La pertinence de chacune de ces stratégies varie selon les besoins de personnalisation RH de l’entreprise et des salariés. La personnalisation doit-t-elle partir de l’individu ou de l’entreprise ? La réponse semble surtout tributaire de la culture d’entreprise que la fonction RH souhaite promouvoir, et notamment du degré d’autonomie valorisé par l’entreprise. 

2. Opérationnaliser la stratégie de personnalisation RH : des outils aux compétences de la fonction RH

Le second chantier concerne l’opérationnalisation de la stratégie de personnalisation RH.

Trouver le bon équilibre entre personnalisation et intégration collective. La personnalisation peut générer des problèmes pour l’entreprise, dès lors qu’elle va à l’encontre d’une recherche de cohésion sociale. Aussi, la fonction RH a tout à gagner à clarifier ce qui est personnalisable, ce qui ne l’est pas et doit rester commun, au risque de générer des attentes très fortes et des désillusions pour les salariés. Cette recherche d’équilibre apparaît comme un enjeu sur lequel les gestionnaires RH doivent se montrer vigilants, notamment dans le cadre du dialogue social avec les Organisations Syndicales, surtout soucieuses de défendre des intérêts collectifs.  

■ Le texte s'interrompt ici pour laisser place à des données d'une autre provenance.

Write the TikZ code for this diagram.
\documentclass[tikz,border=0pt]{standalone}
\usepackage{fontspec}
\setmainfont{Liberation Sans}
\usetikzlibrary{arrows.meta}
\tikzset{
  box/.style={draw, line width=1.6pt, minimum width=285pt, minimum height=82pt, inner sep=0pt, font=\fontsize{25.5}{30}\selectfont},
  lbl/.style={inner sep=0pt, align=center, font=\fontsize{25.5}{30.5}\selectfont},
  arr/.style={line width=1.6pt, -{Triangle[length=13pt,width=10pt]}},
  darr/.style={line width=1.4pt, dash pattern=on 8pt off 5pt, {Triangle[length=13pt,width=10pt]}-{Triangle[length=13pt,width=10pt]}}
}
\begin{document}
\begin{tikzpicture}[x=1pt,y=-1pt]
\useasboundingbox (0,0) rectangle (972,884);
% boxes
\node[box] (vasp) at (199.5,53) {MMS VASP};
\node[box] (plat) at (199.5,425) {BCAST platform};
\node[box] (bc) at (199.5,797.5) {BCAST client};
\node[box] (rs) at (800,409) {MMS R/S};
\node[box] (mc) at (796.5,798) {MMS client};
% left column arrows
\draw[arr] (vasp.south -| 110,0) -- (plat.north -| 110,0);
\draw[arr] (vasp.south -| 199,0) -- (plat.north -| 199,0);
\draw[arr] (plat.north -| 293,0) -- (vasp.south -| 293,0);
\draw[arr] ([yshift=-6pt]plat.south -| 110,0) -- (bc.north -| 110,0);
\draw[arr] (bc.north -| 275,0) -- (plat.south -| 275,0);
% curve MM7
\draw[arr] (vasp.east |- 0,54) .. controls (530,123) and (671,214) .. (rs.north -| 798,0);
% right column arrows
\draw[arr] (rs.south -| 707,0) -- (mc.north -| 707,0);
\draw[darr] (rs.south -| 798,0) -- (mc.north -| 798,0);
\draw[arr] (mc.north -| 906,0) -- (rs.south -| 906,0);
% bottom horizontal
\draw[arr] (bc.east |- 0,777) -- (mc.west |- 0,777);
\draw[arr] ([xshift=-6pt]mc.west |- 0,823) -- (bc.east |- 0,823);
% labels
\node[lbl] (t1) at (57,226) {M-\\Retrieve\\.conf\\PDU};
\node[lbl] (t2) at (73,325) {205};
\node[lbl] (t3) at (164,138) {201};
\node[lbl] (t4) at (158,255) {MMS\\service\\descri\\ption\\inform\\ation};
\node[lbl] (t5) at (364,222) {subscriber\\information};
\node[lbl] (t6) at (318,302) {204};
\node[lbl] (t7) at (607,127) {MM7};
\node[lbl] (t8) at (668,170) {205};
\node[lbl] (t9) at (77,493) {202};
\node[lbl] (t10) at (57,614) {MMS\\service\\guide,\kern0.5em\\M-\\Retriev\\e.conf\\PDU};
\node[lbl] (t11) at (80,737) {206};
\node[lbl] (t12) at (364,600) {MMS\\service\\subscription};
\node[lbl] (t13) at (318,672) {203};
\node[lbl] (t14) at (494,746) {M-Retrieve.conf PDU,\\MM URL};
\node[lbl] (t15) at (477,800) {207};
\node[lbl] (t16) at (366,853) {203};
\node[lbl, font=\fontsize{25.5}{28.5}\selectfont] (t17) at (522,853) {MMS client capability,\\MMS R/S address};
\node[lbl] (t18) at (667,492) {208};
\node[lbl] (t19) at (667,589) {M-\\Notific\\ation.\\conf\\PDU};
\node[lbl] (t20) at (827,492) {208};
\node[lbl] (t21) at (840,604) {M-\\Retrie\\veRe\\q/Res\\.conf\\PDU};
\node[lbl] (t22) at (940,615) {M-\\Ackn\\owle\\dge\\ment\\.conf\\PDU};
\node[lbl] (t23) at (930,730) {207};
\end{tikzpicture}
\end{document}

Garantir la qualité des données recueillies dans les outils RH. Le Big Data offre aujourd’hui des perspectives alléchantes pour la personnalisation des pratiques RH. L’objectif majeur consiste en effet à collecter des données sur les salariés pour définir des offres de services pertinentes et ajustées. Par exemple, les formations proposées au salarié peuvent être personnalisées, soit à partir des formations suivies les années précédentes, soit à partir du profil du salarié. Le Big Data apparaît ainsi porteur de nombreuses solutions, mais il pose de nombreuses questions concernant les données des employés : comment garantir la qualité et l’exploitation des données, comment les stocker (note 4), comment s’assurer du respect des exigences de confidentialité ? 

Former la fonction RH aux enjeux du Big Data et aux fondamentaux du marketing.  La formation tient moins à une connaissance fine des technologies qu’à ses usages en matière RH : pour le recrutement, les actions de formation, la gestion de carrière, la gestion des temps… Cette connaissance des usages et des différentes possibilités offertes par les outils analytiques et informatiques apparaît indispensable pour faire des choix judicieux, reconnus par le salarié et son manager. Par ailleurs, la montée en compétence des RH sur des compétences de communication et les techniques du marketing semble tout aussi fondamentale. Elle pourrait s’effectuer par des actions de formation, par des immersions dans les services marketing, voire des mobilités professionnelles entre la fonction RH et la fonction marketing.  

Au final, la personnalisation de l’offre RH renvoie à une transformation en profondeur de l’ensemble des pratiques RH de l’entreprise. Elle suppose une évolution radicale de la fonction RH dans sa formation et dans son positionnement au sein de l’entreprise.